Es ist möglich, andere Wege zu gehen, aber sie erfordern Selbstbewusstsein und eine gewisse Schnodrigkeit gegenüber den Erwartungen, soviel hat das Gespräch gezeigt.

Also bitte nochmals eine Selbstdefinition.

Wir sehen uns eher als Prozess den als Band. Grundsätzlich sind wir gegen Normativität, das bringt es wohl gut auf den Punkt. Musikalisch haben wir Interesse an Popmusik, Subkultur, Riot-Grrrl, Free Jazz und mehr. Und wir werden als alles bezeichnet: von Punk über Techno bis hin zu keine Musik. Aber wir sind wohl als Gesamtkunstwerk zu betrachten, es geht uns nicht nur um Musik, Performance, Tanz, Lyrics und Auftritt: alles gehört dazu.

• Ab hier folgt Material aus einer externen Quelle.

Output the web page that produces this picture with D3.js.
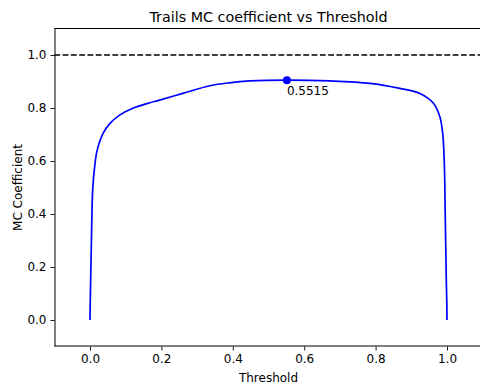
<!DOCTYPE html>
<html>
<head>
<meta charset="utf-8">
<script src="https://cdn.jsdelivr.net/npm/d3@7"></script>
<style>
body { margin: 0; background: #fff; }
text { font-family: "DejaVu Sans", sans-serif; }
</style>
</head>
<body>
<svg id="chart" width="480" height="387"></svg>
<script>
const thresholds = [0, 0.001, 0.0036, 0.0075, 0.013, 0.02, 0.037, 0.056, 0.084, 0.12, 0.168, 0.19, 0.26, 0.336, 0.39, 0.448, 0.5515, 0.672, 0.784, 0.868, 0.924, 0.962, 0.98, 0.988, 0.9925, 0.995, 0.998, 0.9995, 1.0];
const mcValues   = [0, 0.09, 0.27, 0.49, 0.578, 0.64, 0.705, 0.742, 0.774, 0.799, 0.82, 0.828, 0.855, 0.884, 0.895, 0.902, 0.905, 0.902, 0.893, 0.874, 0.855, 0.818, 0.767, 0.704, 0.591, 0.403, 0.151, 0.06, 0];
const bestThreshold = 0.5515;
const bestValue = 0.905;
const refLine = 1.0;
const tickValues = [0, 0.2, 0.4, 0.6, 0.8, 1.0];
const title = "Trails MC coefficient vs Threshold";
const xLabel = "Threshold";
const yLabel = "MC Coefficient";

const svg = d3.select("#chart");
const x = d3.scaleLinear().domain([-0.1, 1.1]).range([54.3, 482.7]);
const y = d3.scaleLinear().domain([-0.1, 1.1]).range([346.5, 28.5]);

// spines
svg.append("line").attr("x1", 55).attr("x2", 55).attr("y1", 28.5).attr("y2", 346.5).attr("stroke", "#000").attr("stroke-width", 1);
svg.append("line").attr("x1", 54.5).attr("x2", 480).attr("y1", 346).attr("y2", 346).attr("stroke", "#000").attr("stroke-width", 1);
svg.append("line").attr("x1", 54.5).attr("x2", 480).attr("y1", 28.5).attr("y2", 28.5).attr("stroke", "#000").attr("stroke-width", 1);

// axes
const xAxis = d3.axisBottom(x).tickValues(tickValues).tickFormat(d3.format(".1f")).tickSize(4).tickPadding(4);
const gx = svg.append("g").attr("transform", "translate(0,346.5)").call(xAxis);
gx.select(".domain").remove();
gx.selectAll("text").attr("font-size", 12).attr("fill", "#000").style("font-family", "DejaVu Sans");
gx.selectAll("line").attr("stroke", "#000").attr("stroke-width", 0.9);

const yAxis = d3.axisLeft(y).tickValues(tickValues).tickFormat(d3.format(".1f")).tickSize(4).tickPadding(4);
const gy = svg.append("g").attr("transform", "translate(54.5,0)").call(yAxis);
gy.select(".domain").remove();
gy.selectAll("text").attr("font-size", 12).attr("fill", "#000").style("font-family", "DejaVu Sans");
gy.selectAll("line").attr("stroke", "#000").attr("stroke-width", 0.9);

// reference dashed line
svg.append("line")
  .attr("x1", x(-0.1)).attr("x2", x(1.1))
  .attr("y1", y(refLine)).attr("y2", y(refLine))
  .attr("stroke", "#000").attr("stroke-width", 1.7)
  .attr("stroke-dasharray", "5.8,2.5");

// curve
const data = thresholds.map((t, i) => [t, mcValues[i]]);
const line = d3.line().x(d => x(d[0])).y(d => y(d[1])).curve(d3.curveCatmullRom.alpha(0.5));
svg.append("path").datum(data).attr("d", line)
  .attr("fill", "none").attr("stroke", "#0000ff").attr("stroke-width", 1.7);

// best point
svg.append("circle").attr("cx", x(bestThreshold)).attr("cy", y(bestValue)).attr("r", 4).attr("fill", "#0000ff");
svg.append("text").attr("x", x(bestThreshold)).attr("y", y(bestValue) + 15)
  .attr("font-size", 12).attr("fill", "#000").text(bestThreshold.toFixed(4));

// title & labels
svg.append("text").attr("x", 268.5).attr("y", 21.5).attr("text-anchor", "middle").attr("font-size", 14.3).text(title);
svg.append("text").attr("x", 268.5).attr("y", 382).attr("text-anchor", "middle").attr("font-size", 12).text(xLabel);
svg.append("text").attr("transform", "translate(21.5,187.5) rotate(-90)").attr("text-anchor", "middle").attr("font-size", 12).text(yLabel);
</script>
</body>
</html>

Was heisst denn Norm im Musikbusiness?

Reproduzierbarkeit ist eine Norm, die bei uns nicht gegeben ist, weil alles improvisiert ist. Das macht, dass die Verwertbarkeitsmaschine nicht angeworfen werden kann. Aber auch, dass meist Cis-Männer auf der Bühne stehen, ist eine Norm. Oder Räume bringen Normen mit sich. Ein Club stellt Anforderungen, steht für etwas, das kann gebrochen werden. Auftritte haben eine politische Komponente, die manchmal beabsichtigt ist, manchmal nicht. Wie wir gelesen werden, ist an sich hochpolitisch und codiert. Unsere Diskussionen drehen sich aber nicht nur ums Musikbusiness, es geht uns auch um Normen im Alltagsleben.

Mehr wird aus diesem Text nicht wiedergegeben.